- _To do_: Retype the lines from the first one in the records down to the line containing "10, 11, 12]", counting both, and leave out any pictures.
**** Data shown
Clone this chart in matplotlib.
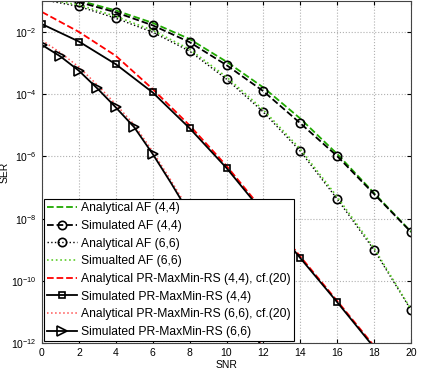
import matplotlib
matplotlib.use("Agg")
import matplotlib.pyplot as plt
import numpy as np

plt.rcParams['font.family'] = ['Liberation Sans', 'DejaVu Sans']

# SNR grids
snr_af = [0, 2, 4, 6, 8, 10, 12, 14, 16, 18, 20]
snr_rs44 = [0, 2, 4, 6, 8, 10, 12, 14, 16, 18]
snr_rs66 = [0, 1, 2, 3, 4, 5, 6, 7, 8, 9, 10, 11, 12]

# log10(SER) values
ana_af44 = [-0.80, -0.98, -1.30, -1.70, -2.22, -2.95, -3.78, -4.78, -5.92, -7.18, -8.42]
sim_af44 = [-0.85, -1.03, -1.36, -1.78, -2.32, -3.06, -3.90, -4.93, -5.99, -7.21, -8.43]
ana_af66 = [-0.95, -1.17, -1.55, -2.00, -2.61, -3.51, -4.57, -5.83, -7.37, -9.01, -10.94]
sim_af66 = [-0.92, -1.12, -1.49, -1.94, -2.55, -3.44, -4.50, -5.76, -7.30, -8.95, -10.92]
ana_rs44 = [-1.35, -1.99, -2.76, -3.83, -5.00, -6.30, -7.75, -9.22, -10.65, -12.10]
sim_rs44 = [-1.74, -2.30, -3.03, -3.94, -5.09, -6.37, -7.82, -9.27, -10.69, -12.15]
ana_rs66 = [-2.26, -2.66, -3.12, -3.70, -4.32, -4.98, -5.84, -6.78, -7.77, -8.82, -9.93, -11.05, -12.20]
sim_rs66 = [-2.41, -2.78, -3.24, -3.81, -4.42, -5.06, -5.92, -6.86, -7.85, -8.90, -10.00, -11.10, -12.25]

fig = plt.figure(figsize=(4.36, 3.76), dpi=100)
ax = fig.add_axes([0.0963, 0.088, 0.8464, 0.909])

green = '#1fa800'
lgreen = '#5ccc2a'

ax.semilogy(snr_af, 10.0 ** np.array(ana_af44), '--', color=green, lw=1.3,
            label='Analytical AF (4,4)')
ax.semilogy(snr_af, 10.0 ** np.array(sim_af44), '--o', color='k', lw=1.3, ms=6,
            mfc='none', mew=1.2, markevery=range(1, 11), label='Simulated AF (4,4)')
ax.semilogy(snr_af, 10.0 ** np.array(ana_af66), ':o', color='k', lw=1.0, ms=6,
            mfc='none', mew=1.2, markevery=range(1, 11), label='Analytical AF (6,6)')
ax.semilogy(snr_af, 10.0 ** np.array(sim_af66), ':', color=lgreen, lw=1.2,
            label='Simualted AF (6,6)')
ax.semilogy(snr_rs44, 10.0 ** np.array(ana_rs44), '--', color='red', lw=1.3,
            label='Analytical PR-MaxMin-RS (4,4), cf.(20)')
ax.semilogy(snr_rs44, 10.0 ** np.array(sim_rs44), '-s', color='k', lw=1.3, ms=5,
            mfc='none', mew=1.2, markevery=range(0, 9), label='Simulated PR-MaxMin-RS (4,4)')
ax.semilogy(snr_rs66, 10.0 ** np.array(ana_rs66), ':', color='#ff5050', lw=1.1,
            label='Analytical PR-MaxMin-RS (6,6), cf.(20)')
ax.semilogy(snr_rs66, 10.0 ** np.array(sim_rs66), '->', color='k', lw=1.3, ms=7,
            mfc='none', mew=1.2, markevery=range(0, 7), label='Simulated PR-MaxMin-RS (6,6)')

ax.set_xlim(0, 20)
ax.set_ylim(1e-12, 1e-1)
ax.set_xticks(np.arange(0, 21, 2))
ax.set_yticks([1e-12, 1e-10, 1e-8, 1e-6, 1e-4, 1e-2])
ax.minorticks_off()
ax.tick_params(direction='in', top=True, right=True, labelsize=7.5, length=3, pad=4)
ax.grid(True, which='major', linestyle=':', color='#b0b0b0', lw=0.8)
ax.set_xlabel('SNR', fontsize=7.5, labelpad=1)
ax.set_ylabel('SER', fontsize=7.5, labelpad=1)
for s in ax.spines.values():
    s.set_color('#444444')

leg = ax.legend(loc='lower left', fontsize=8.7, frameon=True, fancybox=False,
                borderaxespad=0.15, handlelength=2.5, handletextpad=0.35,
                labelspacing=0.47, borderpad=0.25, numpoints=1)
leg.get_frame().set_edgecolor('k')
leg.get_frame().set_linewidth(0.8)
leg.get_frame().set_alpha(1)

fig.savefig('out.png', dpi=100)
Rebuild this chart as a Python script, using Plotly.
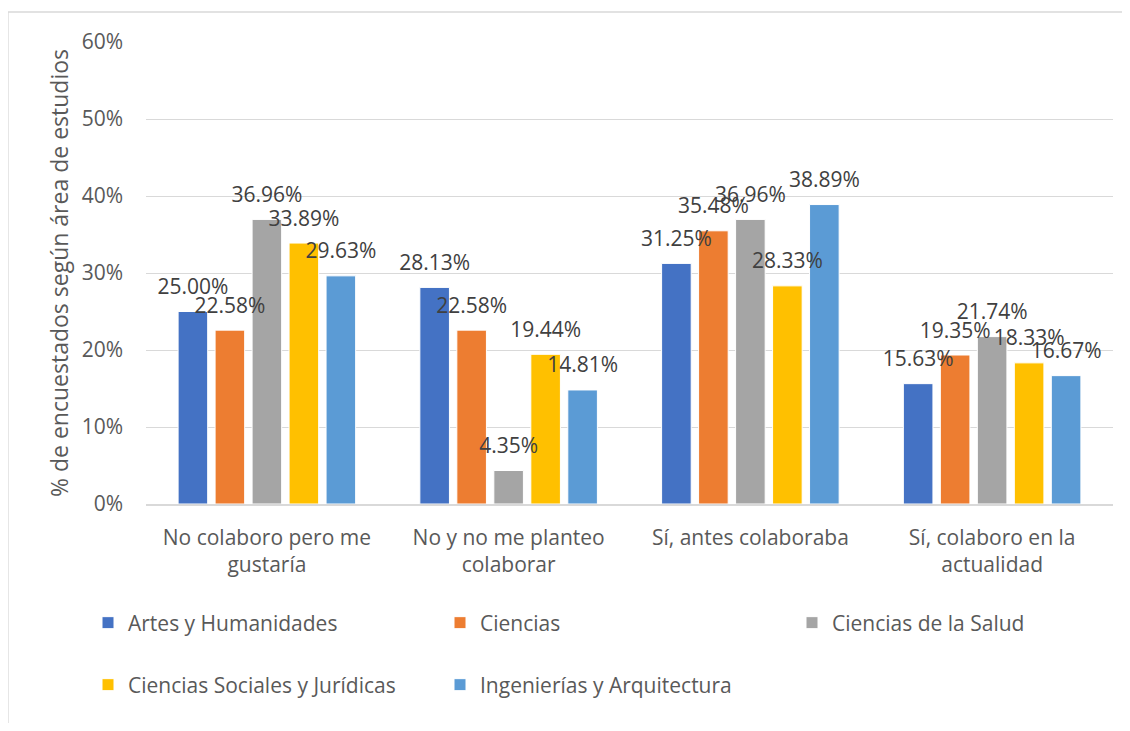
import plotly.graph_objects as go

categories = ["No colaboro pero me<br>gustaría", "No y no me planteo<br>colaborar",
              "Sí, antes colaboraba", "Sí, colaboro en la<br>actualidad"]
series_names = ["Artes y Humanidades", "Ciencias", "Ciencias de la Salud",
                "Ciencias Sociales y Jurídicas", "Ingenierías y Arquitectura"]
artes = [0.2500, 0.2813, 0.3125, 0.1563]
ciencias = [0.2258, 0.2258, 0.3548, 0.1935]
salud = [0.3696, 0.0435, 0.3696, 0.2174]
sociales = [0.3389, 0.1944, 0.2833, 0.1833]
ingenierias = [0.2963, 0.1481, 0.3889, 0.1667]
y_ticks = [0, 0.1, 0.2, 0.3, 0.4, 0.5, 0.6]

colors = ["#4472C4", "#ED7D31", "#A5A5A5", "#FFC000", "#5B9BD5"]
values = [artes, ciencias, salud, sociales, ingenierias]
FONT = "Open Sans"
FS = 21
OFF = 8  # page body margin
W, H = 1130 - 2 * OFF, 731 - 2 * OFF
ml, mt = 146 - OFF, 42 - OFF
mr = W - (1113 - OFF)
mb = H - (504 - OFF)
pw, ph = W - ml - mr, H - mt - mb

fig = go.Figure()
for i, (name, vals) in enumerate(zip(series_names, values)):
    fig.add_trace(go.Bar(
        x=categories, y=vals, name=name,
        marker=dict(color=colors[i], line=dict(color="white", width=1)),
        legend="legend" if i < 3 else "legend2",
        offsetgroup=str(i),
        hoverinfo="skip",
    ))
for i, (name, vals) in enumerate(zip(series_names, values)):
    fig.add_trace(go.Scatter(
        x=categories, y=vals, mode="markers+text",
        text=[f"{v*100:.2f}%" for v in vals],
        textposition="top center",
        textfont=dict(family=FONT, size=FS, color="#404040"),
        marker=dict(size=18, color="rgba(0,0,0,0)"),
        offsetgroup=str(i), orientation="v",
        showlegend=False, hoverinfo="skip", cliponaxis=False,
    ))


def py(pix):
    # pix: page pixel y
    return (H - mb - (pix - OFF)) / ph


def px(pix):
    return (pix - OFF - ml) / pw


fig.update_layout(
    width=W, height=H,
    margin=dict(l=ml, r=mr, t=mt, b=mb, autoexpand=False),
    paper_bgcolor="white", plot_bgcolor="white",
    barmode="group", bargap=0.235, bargroupgap=0.2,
    scattermode="group", scattergap=0.235,
    font=dict(family=FONT, size=FS, color="#595959"),
    xaxis=dict(showgrid=False, showline=True, linecolor="#d9d9d9", linewidth=1.5,
               ticks="", tickfont=dict(size=FS, color="#595959"),
               ticklabelstandoff=14, automargin=False),
    yaxis=dict(range=[0, 0.6], tickvals=y_ticks, tickformat=".0%",
               showgrid=True, gridcolor="#d9d9d9", gridwidth=1.3,
               zeroline=False, showline=False, ticks="",
               ticklabelstandoff=22, automargin=False,
               tickfont=dict(size=FS, color="#595959"),
               title=dict(text="% de encuestados según área de estudios",
                          font=dict(size=23, color="#595959"), standoff=6)),
    legend=dict(orientation="h", x=px(88), xanchor="left", y=py(623), yanchor="middle",
                entrywidth=307, entrywidthmode="pixels", itemwidth=30,
                font=dict(size=FS, color="#595959"), bgcolor="rgba(0,0,0,0)",
                traceorder="normal"),
    legend2=dict(orientation="h", x=px(88), xanchor="left", y=py(685), yanchor="middle",
                 entrywidth=307, entrywidthmode="pixels", itemwidth=30,
                 font=dict(size=FS, color="#595959"), bgcolor="rgba(0,0,0,0)",
                 traceorder="normal"),
    shapes=[dict(type="rect", xref="paper", yref="paper",
                 x0=px(8), x1=px(1140), y0=py(760), y1=py(12),
                 line=dict(color="#d9d9d9", width=1.3), fillcolor="rgba(0,0,0,0)",
                 layer="below")],
)

fig.write_html("out.html")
********
- _Expected answer_:
Clone this chart in matplotlib.
import matplotlib
matplotlib.use("Agg")
import matplotlib.pyplot as plt
import numpy as np

plt.rcParams['font.family'] = ['Liberation Sans', 'DejaVu Sans']

# SNR grids
snr_af = [0, 2, 4, 6, 8, 10, 12, 14, 16, 18, 20]
snr_rs44 = [0, 2, 4, 6, 8, 10, 12, 14, 16, 18]
snr_rs66 = [0, 1, 2, 3, 4, 5, 6, 7, 8, 9, 10, 11, 12]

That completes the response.